Kendala cuaca saat itu membuat hilal tidak bisa diamati. Konsekuensinya, Lembaga Falakiyah NU memutuskan menyempurnakan panjang bulan Jumadil Akhir 1443 menjadi 30 hari, meski dalam kalendernya yang disusun berdasar hisab hanya 29 hari. Perbedaan penetapan awal Rajab kala itu sempat ramai di media sosial karena terkait penentuan awal waktu puasa Rajab yang hukumnya sunat, tidak wajib.
Baca juga: Mengapa Penetapan 1 Rajab 1443 Hijriah Berbeda
Situasi penentuan awal Rajab itu terulang kembali pada penentuan awal Ramadhan ini. Bukan hanya kondisi hilalnya yang sama-sama di dekat nilai ambang batas, melainkan keresahan masyarakat pun sama terjadi. Bedanya, pemerintah akan menggelar sidang isbat untuk penetapan Ramadhan sesuai amanat fatwa Majelis Ulama Indonesia tahun 2004. Karena itu, masyarakat perlu sedikit bersabar hingga hasil sidang isbat ditetapkan pada Jumat malam.
Penentuan awal bulan hijriah memang tidak mudah. Ada aspek sains yang menjadi ranah astronom atau ahli ilmu falak, tetapi juga ada ranah keagamaan yang menjadi kuasa ahli fikih atau hukum Islam maupun ormas Islam.

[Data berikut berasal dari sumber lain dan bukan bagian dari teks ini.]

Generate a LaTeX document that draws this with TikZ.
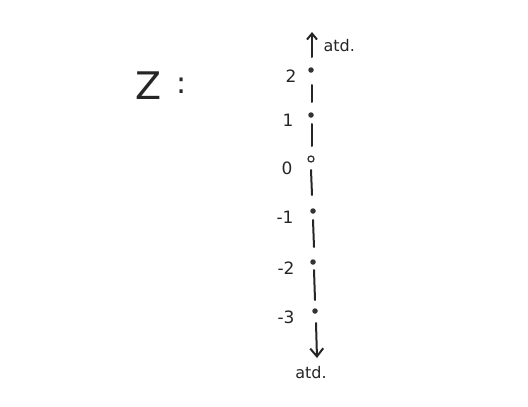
\documentclass[tikz,border=0pt]{standalone}
\usepackage{fontspec}
\setmainfont{DejaVu Sans}
\usetikzlibrary{arrows.meta}
\begin{document}
\begin{tikzpicture}[x=1pt,y=-1pt,
  pen/.style={line width=2pt,draw=black!85,line cap=round},
  dotpt/.style={circle,fill=black!80,inner sep=0pt,minimum size=5.5pt},
  opendot/.style={circle,draw=black!80,line width=1.3pt,inner sep=0pt,minimum size=6pt},
  lab/.style={font=\fontsize{17}{17}\selectfont,text=black!85,anchor=east},
  note/.style={font=\fontsize{16}{16}\selectfont,text=black!85}]
\useasboundingbox[fill=white] (0,0) rectangle (528,407);
% points
\node[dotpt] (p2) at (311,70) {};
\node[dotpt] (p1) at (311,115) {};
\node[opendot] (p0) at (311,159) {};
\node[dotpt] (m1) at (313,211) {};
\node[dotpt] (m2) at (313,262) {};
\node[dotpt] (m3) at (315,311) {};
% labels
\node[lab] (l2) at (300,76) {2};
\node[lab] (l1) at (297,120) {1};
\node[lab] (l0) at (296,168) {0};
\node[lab] (lm1) at (297,217) {-1};
\node[lab] (lm2) at (298,268) {-2};
\node[lab] (lm3) at (298,317) {-3};
% segments
\coordinate (s1a) at (312,85); \coordinate (s1b) at (312,102);
\coordinate (s2a) at (312,124); \coordinate (s2b) at (312,146);
\coordinate (s3a) at (311,170); \coordinate (s3b) at (312,195);
\coordinate (s4a) at (313,220); \coordinate (s4b) at (314,247);
\coordinate (s5a) at (314,270); \coordinate (s5b) at (315,300);
\draw[pen] (s1a) -- (s1b);
\draw[pen] (s2a) -- (s2b);
\draw[pen] (s3a) -- (s3b);
\draw[pen] (s4a) -- (s4b);
\draw[pen] (s5a) -- (s5b);
% arrows
\coordinate (ta) at (312,57); \coordinate (tb) at (312,32);
\coordinate (ba) at (316,323); \coordinate (bb) at (317,358);
\draw[pen,-{Straight Barb[length=6pt,width=10pt]}] (ta) -- (tb);
\draw[pen,-{Straight Barb[length=8pt,width=13pt]}] (ba) -- (bb);
\node[note,anchor=west] (atdtop) at (320,46) {atd.};
\node[note] (atdbot) at (311,373) {atd.};
% Z:
\node[font=\fontsize{38}{38}\selectfont,text=black!85] (Z) at (149,86) {Z};
\node[font=\fontsize{30}{30}\selectfont,text=black!85] (colon) at (182,86) {:};
\end{tikzpicture}
\end{document}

Namun yang pasti, penentuan awal bulan hijriah khususnya untuk Ramadhan, Syawal dan Zulhijah selalu menimbulkan pertanyaan dan keresahan masyarakat. Karena itu, adanya kesatuan kalender hijriah dan ketersediaan sistem kalender yang memberi kepastian pada masyarakat sekaligus memiliki dasar keagamaan dan keilmuan yang kokoh perlu segera diwujudkan.